Your words

Your words are like a tether. I woke up this morning to my quiet feed ringing feverishly. I thought to myself, Eden. It must’ve been. And sure enough I logged onto her beautiful blog like I’ve done so many times in the last seven years and sobbed through the entire thing.

I can’t respond to every post right now and sometimes they will be awaiting moderation know that I’m reading every single one. And I do feel buoyed by it. For a while I lost faith in words which is a terrible thing for a writer

Willi responded to his parents voice this morning. Moving his hands lightly as if sunk in a deep deep dream

I gave up prayer along time ago at least the kind that’s recognized by most people. I pray in the woods, and beautiful places. I try to meditate on kindness. But in these last few days I have found myself like a small child praying to God of my childhood… Hands clasped, now I lay me down, Hail Mary. I called on my long dead father to watch over us. Him his presence disappeared quickly after the birth of my daughter– when, I supposed he knew my heart was full and that I had healed..

9 responses

  1. Just back from Eden’s blog, holy cow how did that boy get so big? One of my friends jumped out of a moving car during an argument with her boyfriend, about 20 years ago. She had a head injury and was in a coma for awhile. Now she is a professor of international studies in London, complete and full recovery. Bathing W and all of you in light, and love, and hope.

  2. Ohmigosh, somehow I still pictured W as a young boy but he’s a strapping young man – he’s a fighter, Pam, he is strong! And so are you, never doubt it.
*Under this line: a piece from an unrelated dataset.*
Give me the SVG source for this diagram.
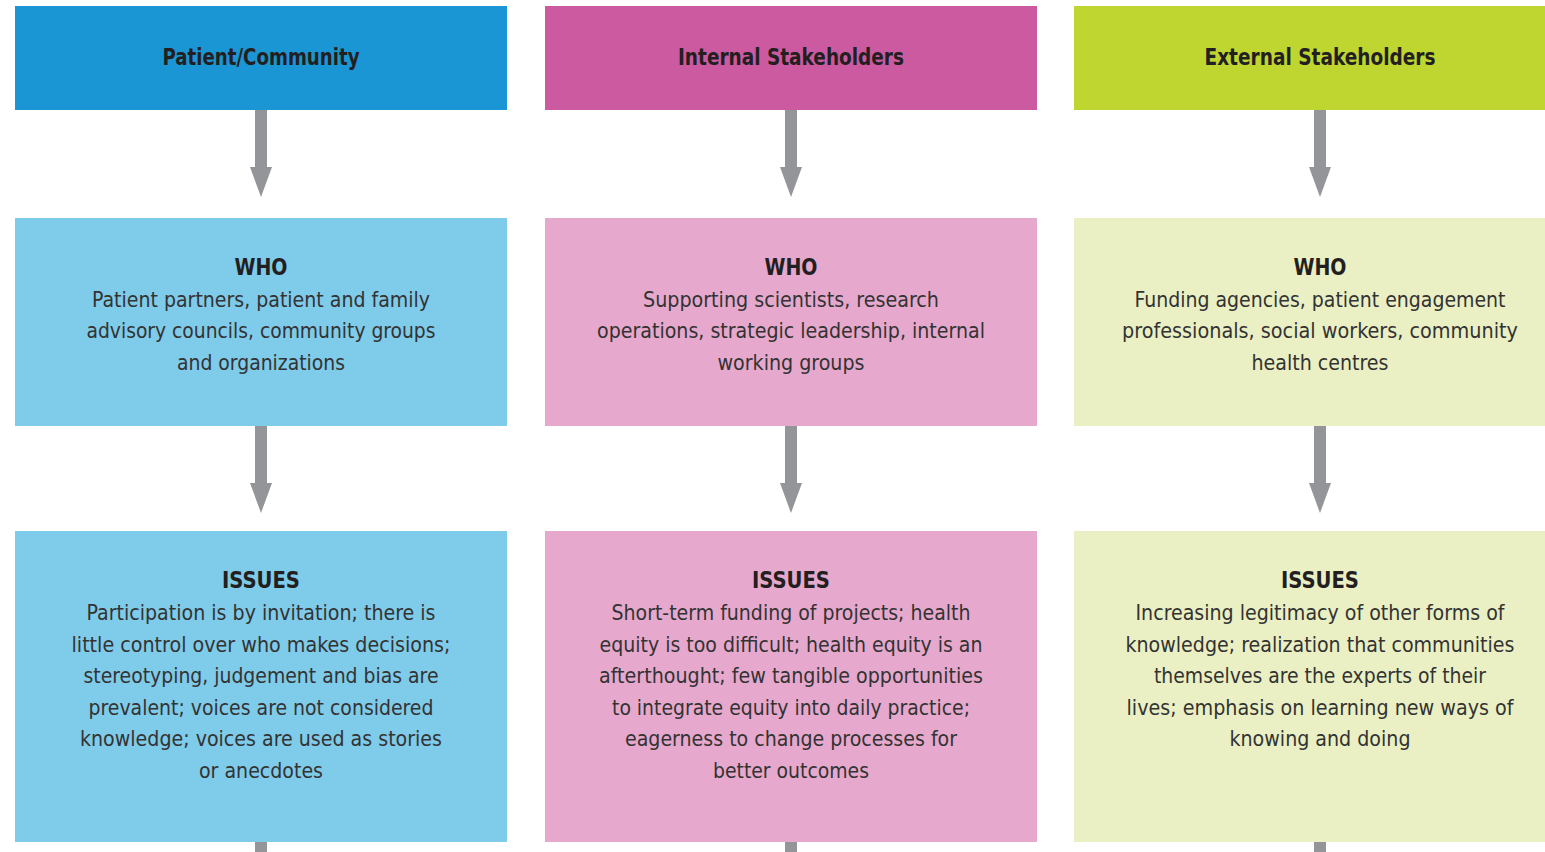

All prayer is intention, unyielding, focused on harnessing an energy we cannot see but exists whether we believe it or not. Kinda like gravity. Never lose faith in your words, Pam, they link people together.

  3. Oh I’m so glad to find you again, but I’m so sorry that it is under these circumstances.

    I don’t pray, but I will send you and your family a million good thoughts. Hope comes in the morning… But having walked through the valley of the shadow myself (albeit for different situations), I know that there are no words right now that will ease the pain, and sorrow, and the questions… But they will give a spark that will set fire when you will need the most. Carry on, keep fighting and living and loving. Always. xx

    Your blog and your words have stuck with me for many a year…. And gave me a spark in the midst of my own awful reality. So thank you. Xx

  4. Just come from Edenland. Please know that I am thinking of you all and sending all possible good thoughts and prayers your way.

    Lisa x

  5. Dear Pam,

    Thinking of you so deeply. And I’m still sending my prayers and wishes your way for the healing of your beautiful stepson. Xxxxxooooo love Rex.

  6. What a beautiful post that was, and what a wonderful friend Eden is. Isn’t it remarkable how closely blogs bind us to others who might as well be on the moon as far as locations go? You and Will have a ton of people both here and abroad rooting for his full recovery. I’m so glad to hear there have been good signs. You haven’t been out of my thoughts and prayers.